What you need to do: The listing below begins with the first line you should copy; stop after the line containing "bold_rows = [False, True, False, False, True, True]", and drop every picture.

Dataset section:
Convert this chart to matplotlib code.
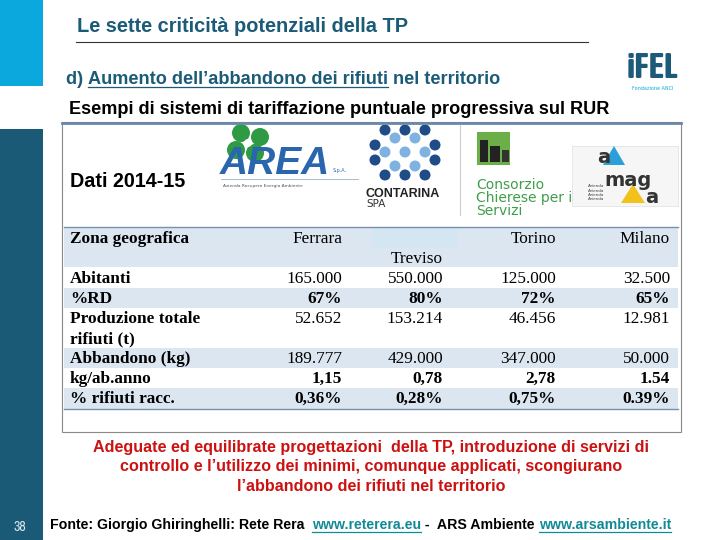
import matplotlib

matplotlib.use("Agg")
import matplotlib.pyplot as plt
from matplotlib.patches import Circle, Polygon, Rectangle

# table content
row_labels = ["Abitanti", "%RD", "Produzione totale\nrifiuti (t)", "Abbandono (kg)", "kg/ab.anno", "% rifiuti racc."]
cities = ["Ferrara", "Treviso", "Torino", "Milano"]
abitanti = ["165.000", "550.000", "125.000", "32.500"]
perc_rd = ["67%", "80%", "72%", "65%"]
produzione = ["52.652", "153.214", "46.456", "12.981"]
abbandono = ["189.777", "429.000", "347.000", "50.000"]
kg_ab_anno = ["1,15", "0,78", "2,78", "1.54"]
perc_racc = ["0,36%", "0,28%", "0,75%", "0.39%"]
bold_rows = [False, True, False, False, True, True]

red_lines = [
    "Adeguate ed equilibrate progettazioni  della TP, introduzione di servizi di",
    "controllo e l\u2019utilizzo dei minimi, comunque applicati, scongiurano",
    "l\u2019abbandono dei rifiuti nel territorio",
]

TEAL = "#1c5b78"
CYAN = "#0aa8dc"
LIGHT = "#dce6f1"
NARROW = ["Archivo Narrow", "Liberation Sans", "DejaVu Sans"]
CONDENSED = ["Asap Condensed", "Archivo Narrow", "Liberation Sans", "DejaVu Sans"]
SANS = ["Liberation Sans", "DejaVu Sans"]
SERIF = ["Liberation Serif", "DejaVu Serif"]

fig = plt.figure(figsize=(7.2, 5.4), dpi=100)
ax = fig.add_axes([0, 0, 1, 1])
ax.set_xlim(0, 720)
ax.set_ylim(540, 0)
ax.axis("off")
fig.canvas.draw()
renderer = fig.canvas.get_renderer()


def fit_size(s, width, family=SANS, weight="bold", base=12.0):
    # font size that makes s span the given width in pixels
    t = ax.text(0, 0, s, fontsize=base, family=family, weight=weight)
    w = t.get_window_extent(renderer).width
    t.remove()
    return base * width / w


def text_run(x, y, parts, size, family=SANS, weight="bold"):
    # parts: (text, color, underline)
    for s, color, underline in parts:
        t = ax.text(x, y, s, fontsize=size, color=color, family=family,
                    weight=weight, va="baseline", ha="left")
        bb = t.get_window_extent(renderer)
        x0, _ = ax.transData.inverted().transform((bb.x0, bb.y0))
        x1, _ = ax.transData.inverted().transform((bb.x1, bb.y0))
        if underline and s.strip():
            ax.plot([x0, x1], [y + 2.5, y + 2.5], color=color, lw=0.9)
        x = x1


# sidebar
ax.add_patch(Rectangle((0, 0), 43, 86, color=CYAN, lw=0))
ax.add_patch(Rectangle((0, 129), 43, 411, color="#1b5a76", lw=0))

# header
title = "Le sette criticit\u00e0 potenziali della TP"
ax.text(77, 32, title, fontsize=fit_size(title, 331), color=TEAL, family=SANS,
        weight="bold", va="baseline")
ax.plot([76, 588], [42, 42], color="#333333", lw=0.8)
sub_parts = [("d) ", TEAL, False),
             ("Aumento dell\u2019abbandono dei rifiuti", TEAL, True),
             (" nel territorio", TEAL, False)]
text_run(66, 84, sub_parts, fit_size("".join(p[0] for p in sub_parts), 429))
esempi = "Esempi di sistemi di tariffazione puntuale progressiva sul RUR"
ax.text(69, 114, esempi, fontsize=fit_size(esempi, 535), color="black", family=SANS,
        weight="bold", va="baseline")

# iFEL logo
ax.text(627, 78, "iFEL", fontsize=fit_size("iFEL", 52, family=CONDENSED), color=TEAL,
        family=CONDENSED, weight="bold", va="baseline")
ax.text(653, 88, "Fondazione ANCI", fontsize=3.5, color=CYAN, ha="center", va="center")

# outer box
ax.add_patch(Rectangle((62, 122), 619, 310, fill=False, ec="#8a8a8a", lw=0.8))
ax.plot([62, 681], [123, 123], color="#6a88aa", lw=2)
ax.text(70, 187, "Dati 2014-15", fontsize=fit_size("Dati 2014-15", 115), color="black",
        family=SANS, weight="bold", va="baseline")

# AREA logo
for cx, cy in [(241, 133), (260, 137), (236, 150), (255, 153)]:
    ax.add_patch(Circle((cx, cy), 9, color="#2f9a44", lw=0))
ax.add_patch(Circle((248, 143), 4, color="white", lw=0))
ax.text(220, 174, "AREA", fontsize=28, color="#2a66ad", family=SANS,
        weight="bold", style="italic", va="baseline")
ax.text(333, 172, "S.p.A.", fontsize=3.5, color="#2a66ad", va="baseline")
ax.plot([221, 358], [179, 179], color="#9ab0cc", lw=0.6)
ax.text(223, 184, "Azienda Recupero Energia Ambiente", fontsize=3.2, color="#555555", va="top")

# Contarina logo
for cx, cy in [(385, 130), (405, 130), (425, 130), (375, 145), (435, 145),
               (375, 160), (435, 160), (385, 175), (405, 175), (425, 175)]:
    ax.add_patch(Circle((cx, cy), 5.5, color="#1f4b87", lw=0))
for cx, cy in [(395, 138), (415, 138), (385, 152), (405, 152), (425, 152), (395, 166), (415, 166)]:
    ax.add_patch(Circle((cx, cy), 5.5, color="#7fb2e0", lw=0))
ax.text(366, 197, "CONTARINA", fontsize=9, color="#222222", family=SANS,
        weight="bold", va="baseline")
ax.text(366, 207, "SPA", fontsize=7.5, color="#333333", va="baseline")
ax.plot([460, 460], [125, 215], color="#cccccc", lw=0.8)

# Consorzio logo
ax.add_patch(Rectangle((477, 132), 33, 33, color="#6cae48", lw=0))
ax.add_patch(Rectangle((480, 140), 8, 22, color="#222222", lw=0))
ax.add_patch(Rectangle((490, 146), 10, 16, color="#222222", lw=0))
ax.add_patch(Rectangle((502, 150), 7, 12, color="#333333", lw=0))
for i, s in enumerate(["Consorzio", "Chierese per i", "Servizi"]):
    ax.text(476, 189 + i * 13, s, fontsize=10, color="#3f9e4a", va="baseline")

# aMaga logo
ax.add_patch(Rectangle((572, 146), 106, 60, fc="#f6f6f6", ec="#e0e0e0", lw=0.5))
ax.add_patch(Polygon([[614, 146], [625, 165], [603, 165]], color="#2a9fd8", lw=0))
ax.add_patch(Polygon([[633, 184], [645, 203], [621, 203]], color="#f2c21c", lw=0))
ax.text(597, 163, "a", fontsize=14, color="#333333", weight="bold", va="baseline")
ax.text(604, 186, "mag", fontsize=14, color="#333333", weight="bold", va="baseline")
ax.text(645, 203, "a", fontsize=14, color="#333333", weight="bold", va="baseline")
for i in range(4):
    ax.text(588, 187 + i * 4.5, "Azienda", fontsize=3, color="#444444", va="baseline")

# table
tab_x0, tab_x1 = 64, 678
col_right = [342, 443, 556, 670]
row_tops = [268, 288, 308, 348, 368, 388]
row_heights = [20, 20, 40, 20, 20, 21]
row_values = [abitanti, perc_rd, produzione, abbandono, kg_ab_anno, perc_racc]
TS = 12.4

ax.add_patch(Rectangle((tab_x0, 227), tab_x1 - tab_x0, 40, color=LIGHT, lw=0))
ax.add_patch(Rectangle((372, 228), 86, 20, color="#d3e6f2", lw=0))
ax.plot([tab_x0, tab_x1], [227, 227], color="#7890b0", lw=1)
ax.text(70, 243, "Zona geografica", fontsize=TS, family=SERIF, weight="bold", va="baseline")
for i, city in enumerate(cities):
    yb = 263 if city == "Treviso" else 243
    ax.text(col_right[i], yb, city, fontsize=TS, family=SERIF, ha="right", va="baseline")

for r, label in enumerate(row_labels):
    top, h = row_tops[r], row_heights[r]
    if r % 2 == 1:
        ax.add_patch(Rectangle((tab_x0, top), tab_x1 - tab_x0, h, color=LIGHT, lw=0))
    w = "bold" if bold_rows[r] else "normal"
    for k, line in enumerate(label.split("\n")):
        ax.text(70, top + 15 + k * 20, line, fontsize=TS, family=SERIF, weight="bold", va="baseline")
    for i, v in enumerate(row_values[r]):
        ax.text(col_right[i], top + 15, v, fontsize=TS, family=SERIF, weight=w,
                ha="right", va="baseline")
ax.plot([tab_x0, tab_x1], [409, 409], color="#7890b0", lw=1)

# red message
red_size = fit_size(red_lines[0], 551)
for i, line in enumerate(red_lines):
    ax.text(371, 452 + i * 19.5, line, fontsize=red_size, color="#cc1111", family=SANS,
            weight="bold", ha="center", va="baseline")

# footer
ax.text(20, 531, "38", fontsize=10, color="#d8e4ea", family=NARROW, ha="center", va="baseline")
LINK = "#128a96"
foot_parts = [("Fonte: Giorgio Ghiringhelli: Rete Rera  ", "black", False),
              ("www.reterera.eu", LINK, True),
              (" -  ARS Ambiente ", "black", False),
              ("www.arsambiente.it", LINK, True)]
text_run(50, 529, foot_parts, fit_size("".join(p[0] for p in foot_parts), 620))

fig.savefig("out.png", dpi=100)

Complete response:
Convert this chart to matplotlib code.
import matplotlib

matplotlib.use("Agg")
import matplotlib.pyplot as plt
from matplotlib.patches import Circle, Polygon, Rectangle

# table content
row_labels = ["Abitanti", "%RD", "Produzione totale\nrifiuti (t)", "Abbandono (kg)", "kg/ab.anno", "% rifiuti racc."]
cities = ["Ferrara", "Treviso", "Torino", "Milano"]
abitanti = ["165.000", "550.000", "125.000", "32.500"]
perc_rd = ["67%", "80%", "72%", "65%"]
produzione = ["52.652", "153.214", "46.456", "12.981"]
abbandono = ["189.777", "429.000", "347.000", "50.000"]
kg_ab_anno = ["1,15", "0,78", "2,78", "1.54"]
perc_racc = ["0,36%", "0,28%", "0,75%", "0.39%"]
bold_rows = [False, True, False, False, True, True]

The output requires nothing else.